Boxing fans that have followed my writings for the past few years know that I love the cruiserweight division. Last week, Jean Marc Mormeck’s defeat of O’Neil Bell proved a point that I have made for years. The cruiserweight limit is one of boxing’s best and deepest divisions. Any fight in this division is an evenly matched affair between good fighters. This is not a case of mediocrity chasing mediocrity, but talented fighters competing with one another.

Mormeck and O’Neil Bell will likely face off in a third match to determine the best fighter at the weight, but below them are a lot of hungry tough fighters that are waiting their turn to face the winner. The problem of the cruiserweight division is not a lack of depth, but a lack of recognition. And this division is proof that boxing occasionally does get things right, like adding a weight class.

Every fighter ranked in the cruiserweight top ten is of championship caliber and unlike other divisions, there aren’t enough championship belts to pass around.

If nothing else, the cruiserweights proves another point that I’ve been making over the years; that an explosion of different and more diverse divisions is actually good for boxing. This is one area where most boxing pundits and historians disagree with me. If nothing else, the biggest complaints against boxing is that there are too many divisions. The way I look at it, the problem with boxing is not too many weight  divisions, but the presence of too many sanctioning bodies.

 

Take the cruiserweights for example. What boxing has figured out and many pundits or historians have not; athletes are bigger and stronger today than before. With modern training methods, big money and occasional use of steroids, athletes have grown in stature. The physical structure of a heavyweight just a generation ago is now a cruiserweight. Many of the cruiserweights today are just not strong enough or big enough to compete with the behemoths that populate the heavyweight division.

 

Chris Byrd is considered a small heavyweight at 210 pounds, but if he fought in the 60’s, 210 pounds would have been considered a big heavyweight. It is only logical that boxing recognizes the changes that have occurred and the cruiserweights have shown that a new division can produced excellent fighters and competitive matches as good as any era.

 

There are two factors to consider. First, boxing draws talent from the entire globe. In the middleweight division and beyond, European fighters are making impact and in weight division below 160-pounds, Asian and Latin American fighters compete with the best that America has to offer. The end of the cold war helped build entire classes of fighters that only two decades ago would have been fighting as amateurs for their communist masters. Now they box for high-end purses, and add to the depth of boxing worldwide.
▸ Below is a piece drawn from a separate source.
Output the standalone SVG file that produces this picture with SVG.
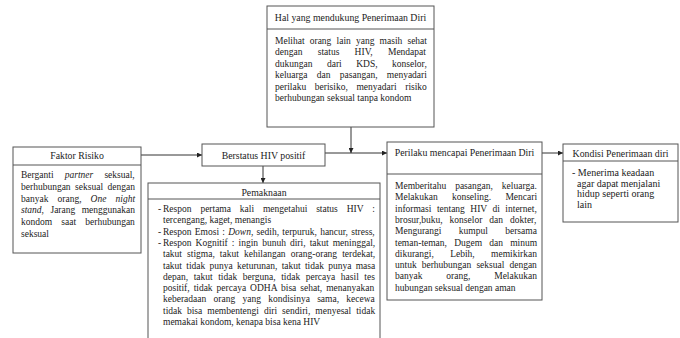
<svg xmlns="http://www.w3.org/2000/svg" width="680" height="338" viewBox="0 0 680 338">
<style>
.box{fill:#fff;stroke:#555;stroke-width:1}
.sep{stroke:#555;stroke-width:1}
.t{font-family:"Liberation Serif","Times New Roman",serif;font-size:9.5px;fill:#222}
.ttl{font-family:"Liberation Serif","Times New Roman",serif;font-size:9.8px;fill:#222;text-anchor:middle}
.con{stroke:#333;stroke-width:1;fill:none}
.i{font-style:italic}
</style>
<defs>
<marker id="ah" viewBox="0 0 10 10" refX="10" refY="5" markerWidth="5" markerHeight="5" orient="auto" markerUnits="userSpaceOnUse">
<path d="M0,0 L10,5 L0,10 z" fill="#222"/>
</marker>
</defs>
<rect width="680" height="338" fill="#fff"/>

<g id="connectors">
<line class="con" x1="141" y1="155" x2="202" y2="155" marker-end="url(#ah)"/>
<line class="con" x1="325" y1="153" x2="387" y2="153" marker-end="url(#ah)"/>
<line class="con" x1="351" y1="127" x2="351" y2="153" marker-end="url(#ah)"/>
<line class="con" x1="263" y1="166" x2="263" y2="183" marker-end="url(#ah)"/>
<line class="con" x1="542" y1="153" x2="563" y2="153" marker-end="url(#ah)"/>
</g>

<g id="pendukung">
<rect class="box" x="267" y="6" width="167" height="121"/>
<line class="sep" x1="267" y1="29" x2="434" y2="29"/>
<text class="ttl" x="350.5" y="21">Hal yang mendukung Penerimaan Diri</text>
<text class="t" x="275" y="43.5" style="word-spacing:2.8px">Melihat orang lain yang masih sehat</text>
<text class="t" x="275" y="55" style="word-spacing:12.9px">dengan status HIV, Mendapat</text>
<text class="t" x="275" y="66.5" style="word-spacing:12.1px">dukungan dari KDS, konselor,</text>
<text class="t" x="275" y="78" style="word-spacing:6.9px">keluarga dan pasangan, menyadari</text>
<text class="t" x="275" y="89.5" style="word-spacing:6.3px">perilaku berisiko, menyadari risiko</text>
<text class="t" x="275" y="101">berhubungan seksual tanpa kondom</text>
</g>

<g id="faktor">
<rect class="box" x="13" y="147" width="128" height="106"/>
<line class="sep" x1="13" y1="165" x2="141" y2="165"/>
<text class="ttl" x="77" y="159">Faktor Risiko</text>
<text class="t" x="21" y="178" style="word-spacing:8.8px">Berganti <tspan class="i">partner</tspan> seksual,</text>
<text class="t" x="21" y="189.8" style="word-spacing:2.1px">berhubungan seksual dengan</text>
<text class="t" x="21" y="201.6" style="word-spacing:6.7px">banyak orang, <tspan class="i">One night</tspan></text>
<text class="t" x="21" y="213.4" style="word-spacing:4.1px"><tspan class="i">stand</tspan>, Jarang menggunakan</text>
<text class="t" x="21" y="225.2" style="word-spacing:6.8px">kondom saat berhubungan</text>
<text class="t" x="21" y="237">seksual</text>
</g>

<g id="berstatus">
<rect class="box" x="202" y="144" width="123" height="22"/>
<text class="ttl" x="263.5" y="158.5">Berstatus HIV positif</text>
</g>

<g id="pemaknaan">
<rect class="box" x="148" y="183" width="232" height="160"/>
<line class="sep" x1="148" y1="199" x2="380" y2="199"/>
<text class="ttl" x="264" y="195.5">Pemaknaan</text>
<text class="t" x="158" y="212">-</text>
<text class="t" x="163" y="212" style="word-spacing:6.5px">Respon pertama kali mengetahui status HIV :</text>
<text class="t" x="163" y="223.3">tercengang, kaget, menangis</text>
<text class="t" x="158" y="234.6">-</text>
<text class="t" x="163" y="234.6" style="word-spacing:0.9px">Respon Emosi : <tspan class="i">Down</tspan>, sedih, terpuruk, hancur, stress,</text>
<text class="t" x="158" y="245.9">-</text>
<text class="t" x="163" y="245.9" style="word-spacing:1.7px">Respon Kognitif : ingin bunuh diri, takut meninggal,</text>
<text class="t" x="163" y="257.2" style="word-spacing:2.7px">takut stigma, takut kehilangan orang-orang terdekat,</text>
<text class="t" x="163" y="268.5" style="word-spacing:1.9px">takut tidak punya keturunan, takut tidak punya masa</text>
<text class="t" x="163" y="279.8" style="word-spacing:3.2px">depan, takut tidak berguna, tidak percaya hasil tes</text>
<text class="t" x="163" y="291.1" style="word-spacing:1.6px">positif, tidak percaya ODHA bisa sehat, menanyakan</text>
<text class="t" x="163" y="302.4" style="word-spacing:4.9px">keberadaan orang yang kondisinya sama, kecewa</text>
<text class="t" x="163" y="313.7" style="word-spacing:2.6px">tidak bisa membentengi diri sendiri, menyesal tidak</text>
<text class="t" x="163" y="325">memakai kondom, kenapa bisa kena HIV</text>
</g>

<g id="perilaku">
<rect class="box" x="387" y="142" width="155" height="158"/>
<line class="sep" x1="387" y1="174" x2="542" y2="174"/>
<text class="ttl" x="464.5" y="156">Perilaku mencapai Penerimaan Diri</text>
<text class="t" x="395" y="189" style="word-spacing:6.6px">Memberitahu pasangan, keluarga.</text>
<text class="t" x="395" y="200.3" style="word-spacing:11.8px">Melakukan konseling. Mencari</text>
<text class="t" x="395" y="211.6" style="word-spacing:3.1px">informasi tentang HIV di internet,</text>
<text class="t" x="395" y="222.9" style="word-spacing:4.6px">brosur,buku, konselor dan dokter,</text>
<text class="t" x="395" y="234.2" style="word-spacing:15px">Mengurangi kumpul bersama</text>
<text class="t" x="395" y="245.5" style="word-spacing:4.8px">teman-teman, Dugem dan minum</text>
<text class="t" x="395" y="256.8" style="word-spacing:14px">dikurangi, Lebih, memikirkan</text>
<text class="t" x="395" y="268.1" style="word-spacing:2.7px">untuk berhubungan seksual dengan</text>
<text class="t" x="395" y="279.4" style="word-spacing:21.5px">banyak orang, Melakukan</text>
<text class="t" x="395" y="290.7">hubungan seksual dengan aman</text>
</g>

<g id="kondisi">
<rect class="box" x="563" y="144" width="115" height="78"/>
<line class="sep" x1="563" y1="161" x2="678" y2="161"/>
<text class="ttl" x="620.5" y="156.5">Kondisi Penerimaan diri</text>
<text class="t" x="572" y="176" style="font-size:10px">- Menerima keadaan</text>
<text class="t" x="577" y="186.7" style="font-size:10px">agar dapat menjalani</text>
<text class="t" x="577" y="197.4" style="font-size:10px">hidup seperti orang</text>
<text class="t" x="577" y="208" style="font-size:10px">lain</text>
</g>
</svg>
The second factor is that multiple divisions have allowed for more sensible move in weight. Boxers are not forced to jump from lightweight to welterweight in a single leap, but can proceed gradually through the ranks – a few pounds at a time.

A fighter like Diego Corrales or Jose Castillo can move from junior lightweight to lightweight and then junior welterweight in small steps and produce some excellent fights along the way. And with boxing having the world at it’s disposal, the sport can populate any division with excellent fighters and each division has enough depth to produce great bouts.

The cruiserweights are not the only division with depth throughout the top ten. If you analyze the rankings of each respective weight class, there are numerous fighters in each division that are near or at, the A-level.